LTX-2: Usable Open-Source Local AI Video with Synchronized Audio

Clip title: Stop Paying for AI Video… Download This Instead (low VRAM) Author / channel: Alex Ziskind URL: https://www.youtube.com/watch?v=AUcYJczWXT4

Summary

This video provides an in-depth exploration of LTX-2, a groundbreaking open-source and open-weights AI model that enables local video generation with synchronized audio on consumer-grade GPUs. The main topic revolves around assessing whether this technology has evolved from being merely “cool” to genuinely “usable” for creators. The presenter highlights LTX-2’s ability to provide the full stack—model weights, training code, and synchronized audio—which is a significant advancement in the open-source AI video landscape. He emphasizes the shift in workflow possible with synced sound, local control, and accessible hardware.

The video demonstrates running LTX-2 locally using ComfyUI on various NVIDIA GPUs, including an RTX 5090 (32GB VRAM), an RTX 5080 (24GB VRAM), and an RTX 5060 Ti (16GB VRAM), to test its performance across different VRAM capacities. The presenter showcases both text-to-video and image-to-video generation, comparing LTX-2’s capabilities to leading proprietary models like Sora and Veo, which historically dominated synchronized audio video generation, and other open-source models like Wan 2.2 that lack audio. LTX-2 stands out as the first open-source model capable of generating high-quality video with impressively realistic lip-sync locally. While some minor visual inconsistencies are noted upon close inspection, the overall quality, especially in HD (1280x720) and Full HD (1920x1080), is deemed highly coherent and usable.

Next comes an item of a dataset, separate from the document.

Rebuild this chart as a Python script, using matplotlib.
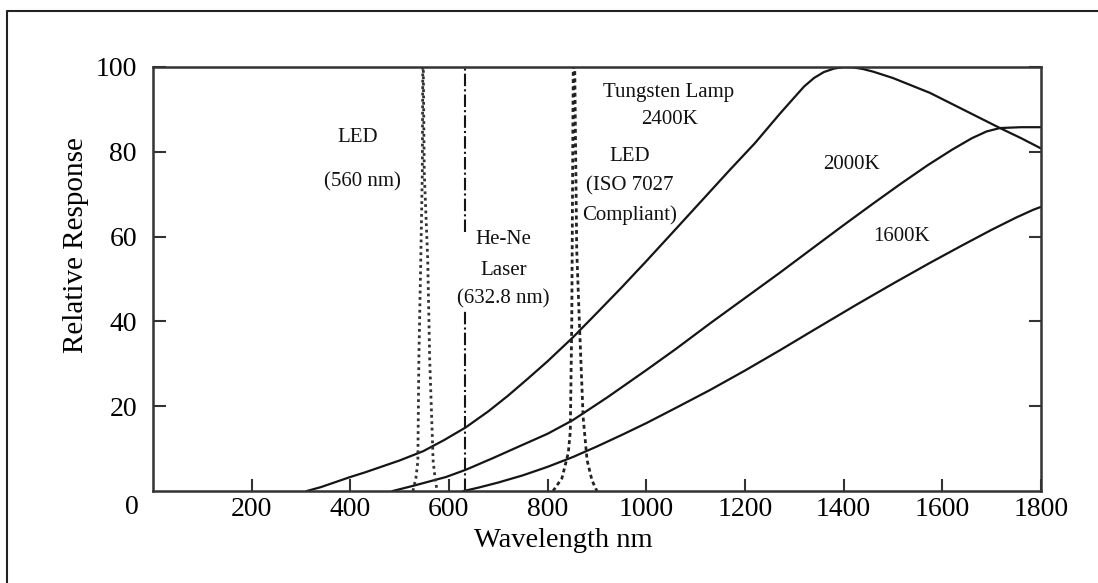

Key points of discussion include the impact of VRAM and memory bandwidth on generation speed, with an HD 15-second video taking under two minutes on the RTX 5090. The presenter also experiments with different model quantizations (FP8, FP4, and the full BF16 version), noting that while the larger BF16 model (43.3 GB) could run, it didn’t offer substantial quality improvements over the smaller, faster FP8 version. The flexibility of ComfyUI is demonstrated through its ability to easily switch models and utilize various templates, including distilled versions for less resource-intensive operation. Ultimately, the video concludes that LTX-2 is a highly impressive and usable model for local video generation, offering creative freedom, privacy, and control over data, positioning it as a transformative tool for individual creators with consumer hardware. Upscaling options with tools like Topaz Video AI are also mentioned as a potential workflow enhancement.